Now I consider another random vector \$Y = (Y_1,...,Y_N) = (Y_A, Y_B)\$, from which I can only sample in two steps: first sample \$Y_A\$ (obtaining some string \$(a_1,...,a_{N_A})\$), and then sample \$(Y_B | Y_A = (a_1,...,a_{N_A}))\$. The null hypothesis is that \$Y\$ follows the same distribution as \$X\$.

The problem that arises here is that the set of possible outcomes for \$A\$ is too large, which means that the probability to obtain the same \$a= (a_1, ..., a_{N_A})\$ is negligible. Thus, the distribution of the random variables in subset \$B\$ changes in each iteration. Since I cannot repeat the sampling under identical conditions I cannot use the usual central limit theorem to approximate the experimental mean by a Gaussian and perform typical Gaussian hypothesis tests.

You can imagine this as having \$N\$ biased coins, each bias being different, and the coins may not be independent. First I throw \$N_A\$ of the coins, which conditions the possible outcomes of the second set \$B\$.

How can I test my null hypothesis under these restrictions?

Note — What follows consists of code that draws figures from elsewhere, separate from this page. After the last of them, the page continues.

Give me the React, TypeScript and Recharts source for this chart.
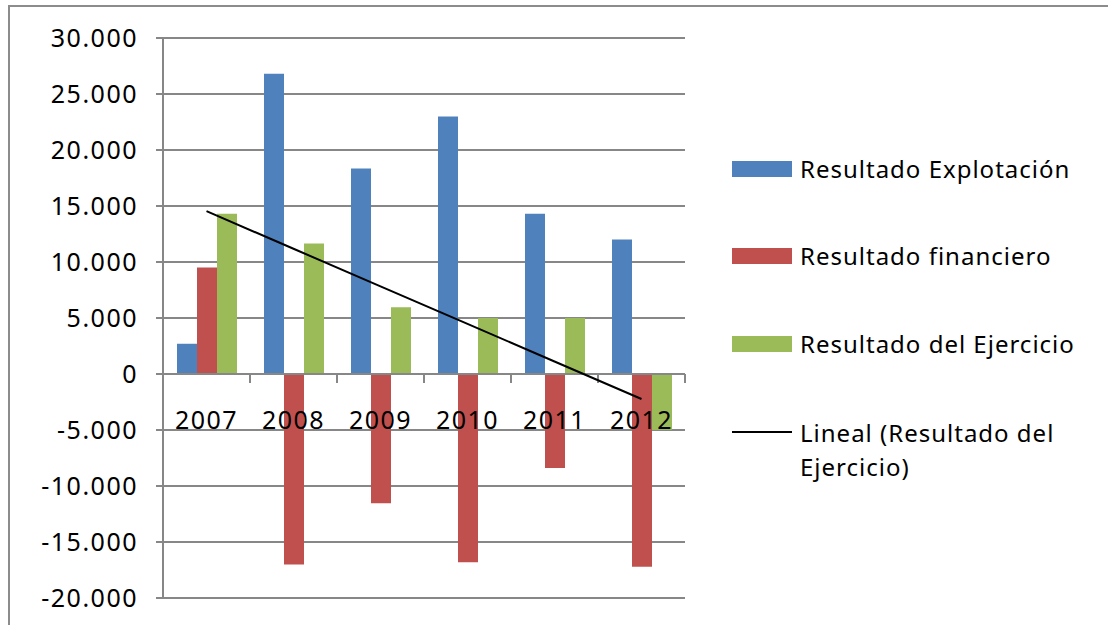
import React from 'react'
import { ComposedChart, Bar, Line, XAxis, YAxis, CartesianGrid, ReferenceLine } from 'recharts'

const YEARS = ['2007', '2008', '2009', '2010', '2011', '2012']
const EXPLOTACION = [2700, 26800, 18350, 23000, 14300, 12000]
const FINANCIERO = [9500, -17000, -11550, -16800, -8400, -17200]
const EJERCICIO = [14300, 11650, 5950, 5000, 5000, -5000]
const Y_TICKS = [-20000, -15000, -10000, -5000, 0, 5000, 10000, 15000, 20000, 25000, 30000]

const BLUE = '#4f81bd'
const RED = '#c0504d'
const GREEN = '#9bbb59'
const GRID = '#878787'
const FONT = '"Noto Sans", "Open Sans", sans-serif'

const W = 1108
const H = 625
const MARGIN = { top: 38, right: 423, bottom: 0, left: 0 }
const X_AXIS_H = 27
const Y_AXIS_W = 163
const Y_MIN = -20000
const Y_MAX = 30000
const PLOT_H = H - MARGIN.top - MARGIN.bottom - X_AXIS_H
const ZERO_Y = MARGIN.top + (PLOT_H * Y_MAX) / (Y_MAX - Y_MIN)

// least-squares trend of "Resultado del Ejercicio"
const n = EJERCICIO.length
const meanX = (n + 1) / 2
const meanY = EJERCICIO.reduce((s, v) => s + v, 0) / n
const slope =
  EJERCICIO.reduce((s, v, i) => s + (i + 1 - meanX) * (v - meanY), 0) /
  EJERCICIO.reduce((s, _, i) => s + (i + 1 - meanX) ** 2, 0)

const data = YEARS.map((year, i) => ({
  year,
  explotacion: EXPLOTACION[i],
  financiero: FINANCIERO[i],
  ejercicio: EJERCICIO[i],
  trend: meanY + slope * (i + 1 - meanX),
}))

const fmt = (v: number) => {
  const s = Math.abs(v).toString().replace(/\B(?=(\d{3})+(?!\d))/g, '.')
  return v < 0 ? '-' + s : s
}

// category labels sit just under the zero line
const YearTick = (props: any) => (
  <text
    x={props.x}
    y={ZERO_Y + 55}
    textAnchor="middle"
    fontSize={25}
    fontFamily={FONT}
    fill="#000"
    style={{ letterSpacing: 1.5 }}
  >
    {props.payload.value}
  </text>
)

// zero axis line with tick marks between categories
const ZeroAxis = (props: any) => {
  const { x1, x2, y1 } = props
  const step = (x2 - x1) / YEARS.length
  return (
    <g>
      <line x1={x1} x2={x2} y1={y1} y2={y1} stroke={GRID} strokeWidth={2} />
      {Array.from({ length: YEARS.length + 1 }, (_, i) => (
        <line key={i} x1={x1 + i * step} x2={x1 + i * step} y1={y1} y2={y1 + 9} stroke={GRID} strokeWidth={2} />
      ))}
    </g>
  )
}

const legendRow: React.CSSProperties = {
  position: 'absolute',
  left: 732,
  display: 'flex',
  alignItems: 'center',
  fontFamily: FONT,
  fontSize: 24,
  letterSpacing: 1,
  color: '#000',
  lineHeight: '34px',
  whiteSpace: 'nowrap',
}

const LegendItem = ({ top, color, label }: { top: number; color: string; label: string }) => (
  <div style={{ ...legendRow, top: top - 17 }}>
    <div style={{ width: 60, height: 16, background: color, marginRight: 8 }} />
    <span>{label}</span>
  </div>
)

export default function App() {
  return (
    <div style={{ position: 'fixed', left: 0, top: 0, width: W, height: H, overflow: 'hidden', background: '#fff' }}>
      <div
        style={{
          position: 'absolute',
          left: 8,
          top: 5,
          width: W + 40,
          height: H + 40,
          border: '2px solid #8c8c8c',
        }}
      />
      <div style={{ position: 'absolute', left: 0, top: 0 }}>
        <ComposedChart width={W} height={H} data={data} margin={MARGIN} barGap={0} barSize={20}>
          <CartesianGrid vertical={false} stroke={GRID} strokeWidth={2} />
          <XAxis
            dataKey="year"
            height={X_AXIS_H}
            axisLine={false}
            tickLine={false}
            tick={<YearTick />}
            interval={0}
          />
          <YAxis
            width={Y_AXIS_W}
            domain={[Y_MIN, Y_MAX]}
            ticks={Y_TICKS}
            interval={0}
            tickFormatter={fmt}
            stroke={GRID}
            strokeWidth={2}
            tickSize={7}
            tickMargin={18}
            tick={{ fontSize: 25, fontFamily: FONT, fill: '#000', style: { letterSpacing: 1.5 } }}
          />
          <Bar dataKey="explotacion" fill={BLUE} isAnimationActive={false} />
          <Bar dataKey="financiero" fill={RED} isAnimationActive={false} />
          <Bar dataKey="ejercicio" fill={GREEN} isAnimationActive={false} />
          <ReferenceLine y={0} shape={<ZeroAxis />} />
          <Line
            dataKey="trend"
            type="linear"
            stroke="#000"
            strokeWidth={2}
            dot={false}
            isAnimationActive={false}
          />
        </ComposedChart>
      </div>
      <LegendItem top={169} color={BLUE} label="Resultado Explotación" />
      <LegendItem top={256} color={RED} label="Resultado financiero" />
      <LegendItem top={344} color={GREEN} label="Resultado del Ejercicio" />
      <div style={{ ...legendRow, top: 416, alignItems: 'flex-start' }}>
        <div style={{ width: 60, height: 2, background: '#000', marginTop: 15, marginRight: 8 }} />
        <span>
          Lineal (Resultado del
          <br />
          Ejercicio)
        </span>
      </div>
    </div>
  )
}
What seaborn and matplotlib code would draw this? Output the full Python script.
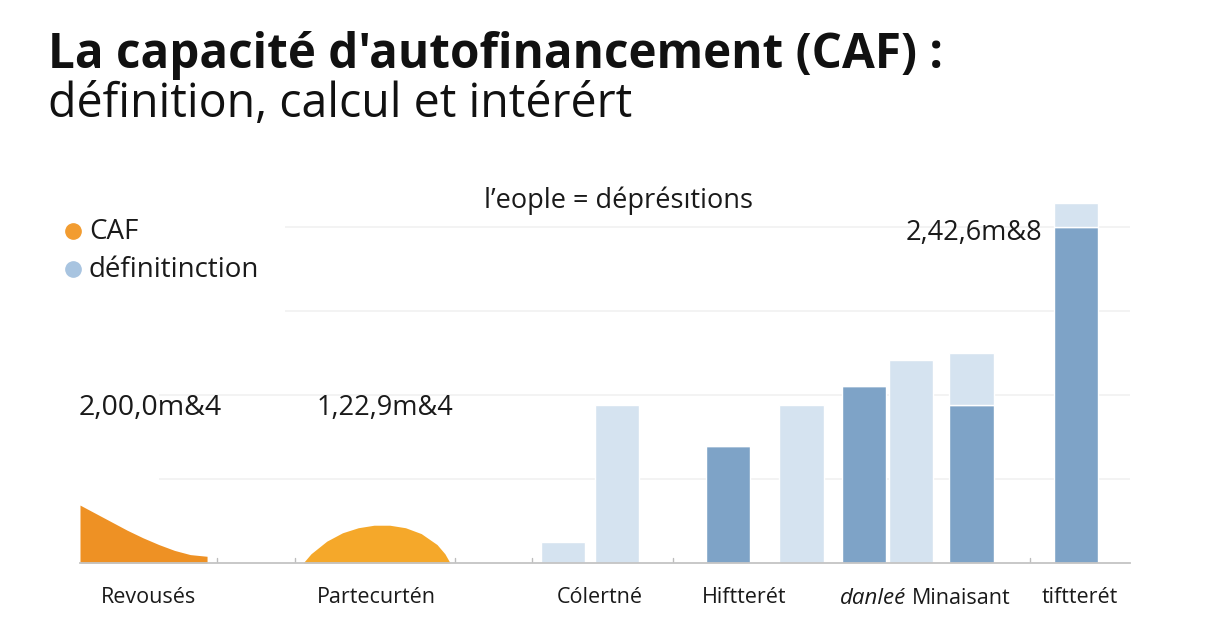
import numpy as np
import pandas as pd
import matplotlib.pyplot as plt
from matplotlib.lines import Line2D
import seaborn as sns

# categories along the axis (tick labels) and where they sit
categories = ['Revousés', 'Partecurtén', 'Cólertné', 'Hiftterét', 'danleé Minaisant', 'tiftterét']
category_pos = [1.3, 5.65, 9.9, 12.65, 15.75, 19.05]

# CAF series, drawn as filled orange shapes
caf1_x = [0.0, 0.3, 0.6, 0.9, 1.2, 1.5, 1.8, 2.1, 2.42]
caf1_y = [0.69, 0.59, 0.49, 0.39, 0.30, 0.22, 0.15, 0.10, 0.08]
caf2_x = [4.25, 4.4, 4.7, 5.0, 5.3, 5.6, 5.9, 6.2, 6.5, 6.8, 6.95, 7.05]
caf2_y = [0.0, 0.11, 0.26, 0.36, 0.42, 0.45, 0.45, 0.42, 0.35, 0.22, 0.11, 0.0]

# dark blue bars and light blue bars (light ones may sit on top of the dark ones)
bar_x = [9.2, 10.23, 12.34, 13.74, 14.93, 15.83, 16.98, 18.97]
dark_vals = [0.0, 0.0, 1.39, 0.0, 2.11, 0.0, 1.88, 4.0]
light_vals = [0.25, 1.88, 0.0, 1.88, 0.0, 2.42, 0.62, 0.29]

value_labels = ['2,00,0m&4', '1,22,9m&4', '2,42,6m&8']
legend_labels = ['CAF', 'définitinction']

ORANGE1 = '#EE9124'
ORANGE2 = '#F5A82A'
DARK = '#7EA3C7'
LIGHT = '#D5E3F0'
TXT = '#1a1a1a'

sns.set_style('white')
plt.rcParams['font.family'] = ['Open Sans', 'DejaVu Sans']

fig = plt.figure(figsize=(12.16, 6.4), dpi=100)
ax = fig.add_axes([80 / 1216, 1 - 563 / 640, 1050 / 1216, 361 / 640])

df = pd.DataFrame({'x': bar_x, 'dark': dark_vals, 'light': light_vals})

# faint grid lines
for g in [1, 2, 3, 4]:
    ax.hlines(g, 3.9 if g > 2 else 1.5, 20, color='#F1F1F1', lw=1.2, zorder=0)

ax.fill_between(caf1_x, 0, caf1_y, color=ORANGE1, lw=0, zorder=2)
ax.fill_between(caf2_x, 0, caf2_y, color=ORANGE2, lw=0, zorder=2)

ax.bar(df['x'], df['dark'], width=0.85, color=DARK, zorder=2)
ax.bar(df['x'], df['light'], width=0.85, bottom=df['dark'], color=LIGHT, zorder=2)

ax.set_xlim(0, 20)
ax.set_ylim(0, 4.3)
sns.despine(ax=ax, left=True)
ax.spines['bottom'].set_color('#C4C4C4')
ax.spines['bottom'].set_linewidth(1.3)
ax.set_yticks([])

# tick labels; the 5th one is half italic, so it is drawn by hand
ax.set_xticks(category_pos)
ticklabels = list(categories)
ticklabels[4] = ''
ax.set_xticklabels(ticklabels, fontsize=15.5, color=TXT)
ax.tick_params(axis='x', length=0, pad=17)
part1, part2 = categories[4].split(' ')
tr = ax.get_xaxis_transform()
ax.text(category_pos[4] - 0.02, -0.113, part1, transform=tr, ha='right', va='baseline',
        fontsize=16, style='italic', color=TXT)
ax.text(category_pos[4] + 0.1, -0.113, part2, transform=tr, ha='left', va='baseline',
        fontsize=15.5, color=TXT)

# little tick marks on the baseline
for t in [2.6, 4.1, 7.15, 8.6, 11.3, 14.1, 18.1]:
    ax.plot([t, t], [0, 0.06], color='#BDBDBD', lw=1, zorder=1)

ax.text(-0.03, 1.76, value_labels[0], ha='left', va='baseline', fontsize=20.5, color=TXT)
ax.text(4.5, 1.76, value_labels[1], ha='left', va='baseline', fontsize=19.5, color=TXT)
ax.text(18.32, 3.85, value_labels[2], ha='right', va='baseline', fontsize=19.5, color=TXT)

# chart subtitle
fig.text(619 / 1216, 1 - 208 / 640, "l’eople = déprésıtions", ha='center', va='baseline',
         fontsize=19.5, color=TXT)

# legend drawn by hand: dot + label
for (lab, dot_col, yy) in zip(legend_labels, ['#F29C30', '#A8C4E0'], [231, 269]):
    fig.add_artist(Line2D([73 / 1216], [1 - yy / 640], marker='o', ls='', color=dot_col,
                          markersize=11, transform=fig.transFigure))
    fig.text(89 / 1216, 1 - (yy + 1) / 640, lab, ha='left', va='center', fontsize=20, color=TXT)

fig.text(48 / 1216, 1 - 68 / 640, "La capacité d'autofinancement (CAF) :",
         fontsize=34.3, fontweight='bold', va='baseline', color='#111111')
fig.text(48 / 1216, 1 - 117 / 640, 'définition, calcul et intérért',
         fontsize=33.5, va='baseline', color='#111111')

fig.savefig('out.png', dpi=100, facecolor='white')
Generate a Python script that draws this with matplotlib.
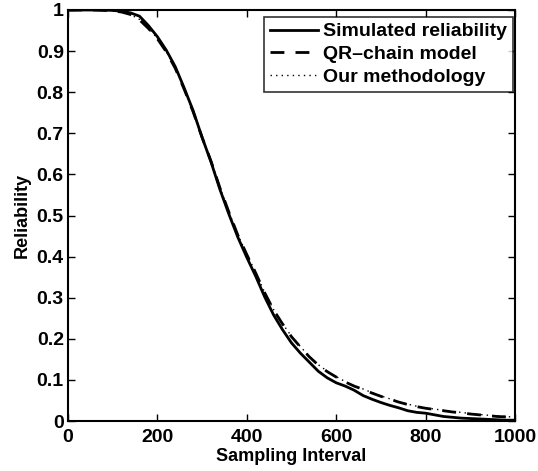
import matplotlib
matplotlib.use("Agg")
import matplotlib.pyplot as plt
import numpy as np

plt.rcParams['font.family'] = ['Liberation Sans', 'DejaVu Sans']
plt.rcParams['font.weight'] = 'bold'

x_vals = list(range(0, 1001, 20))

simulated = [1.0, 1.0, 1.0, 1.0, 1.0, 0.999, 0.997, 0.993, 0.985, 0.962,
             0.935, 0.902, 0.862, 0.81, 0.755, 0.69, 0.63, 0.563, 0.503, 0.447,
             0.398, 0.352, 0.302, 0.258, 0.222, 0.19, 0.165, 0.143, 0.121, 0.105,
             0.093, 0.085, 0.075, 0.062, 0.053, 0.045, 0.038, 0.032, 0.025, 0.021,
             0.019, 0.015, 0.011, 0.009, 0.007, 0.006, 0.005, 0.004, 0.003, 0.002, 0.002]

qr_chain = [1.0, 1.0, 1.0, 1.0, 0.999, 0.998, 0.995, 0.989, 0.976, 0.955,
            0.93, 0.898, 0.858, 0.807, 0.752, 0.69, 0.632, 0.567, 0.508, 0.452,
            0.405, 0.36, 0.312, 0.27, 0.236, 0.205, 0.18, 0.156, 0.136, 0.12,
            0.107, 0.095, 0.085, 0.077, 0.068, 0.06, 0.053, 0.046, 0.04, 0.035,
            0.031, 0.028, 0.025, 0.022, 0.02, 0.017, 0.015, 0.013, 0.011, 0.01, 0.008]

our_method = [1.0, 1.0, 1.0, 1.0, 0.999, 0.998, 0.995, 0.989, 0.977, 0.956,
              0.931, 0.899, 0.859, 0.808, 0.753, 0.691, 0.633, 0.568, 0.509, 0.453,
              0.406, 0.361, 0.313, 0.271, 0.237, 0.206, 0.181, 0.157, 0.137, 0.121,
              0.108, 0.096, 0.086, 0.078, 0.069, 0.061, 0.054, 0.047, 0.041, 0.036,
              0.032, 0.029, 0.026, 0.023, 0.021, 0.018, 0.016, 0.014, 0.012, 0.011, 0.009]

x_ticks = [0, 200, 400, 600, 800, 1000]
y_ticks = [0, 0.1, 0.2, 0.3, 0.4, 0.5, 0.6, 0.7, 0.8, 0.9, 1]
y_tick_labels = ['0', '0.1', '0.2', '0.3', '0.4', '0.5', '0.6', '0.7', '0.8', '0.9', '1']

fig = plt.figure(figsize=(5.38, 4.71), dpi=100)
ax = fig.add_axes([68/538, 1 - 421/471, (515-68)/538, (421-10)/471])

ax.plot(x_vals, simulated, color='black', linestyle='-', linewidth=2.0, label='Simulated reliability')
ax.plot(x_vals, qr_chain, color='black', linestyle=(0, (5, 4)), linewidth=2.0, label='QR\u2013chain model')
ax.plot(x_vals, our_method, color='black', linestyle=(0, (1, 3)), linewidth=1.0, label='Our methodology')

ax.set_xlim(0, 1000)
ax.set_ylim(0, 1)
ax.set_xticks(x_ticks)
ax.set_xticklabels([str(t) for t in x_ticks])
ax.set_yticks(y_ticks)
ax.set_yticklabels(y_tick_labels)
ax.tick_params(direction='in', top=True, right=True, length=5, width=1.0,
               labelsize=14, pad=3)
ax.tick_params(axis='x', pad=6)
for lab in ax.get_xticklabels() + ax.get_yticklabels():
    lab.set_fontweight('bold')
for sp in ax.spines.values():
    sp.set_linewidth(1.5)

ax.set_xlabel('Sampling Interval', fontsize=13, fontweight='bold', labelpad=1)
ax.set_ylabel('Reliability', fontsize=13, fontweight='bold', labelpad=4)

leg = ax.legend(loc='upper right', bbox_to_anchor=(1 - 2/447, 1 - 7/411),
                fontsize=14, frameon=True, fancybox=False,
                edgecolor='black', handlelength=2.5, handletextpad=0.25,
                borderpad=0.3, labelspacing=0.26, borderaxespad=0.0)
leg.get_frame().set_linewidth(1.2)
for t in leg.get_texts():
    t.set_fontweight('bold')

fig.savefig('out.png', dpi=100)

More details of the problem: I am dealing with a problem in quantum mechanics, having a state of \$N\$ spins that might be entangled (thus non independent variables). The data corresponds to measuring part of the system first (subsystem \$A\$), thus collapsing the whole state and conditioning the possible outcomes of the rest of the system (subsystem \$B\$). Because the set of possible outcomes for subsystem \$A\$ is very large and because when I measure I destroy the state, sampling two times subsystem \$A\$ and obtain the same result is highly unlikely.

Thank you very much in advance! Any idea or suggestion is highly appreciated!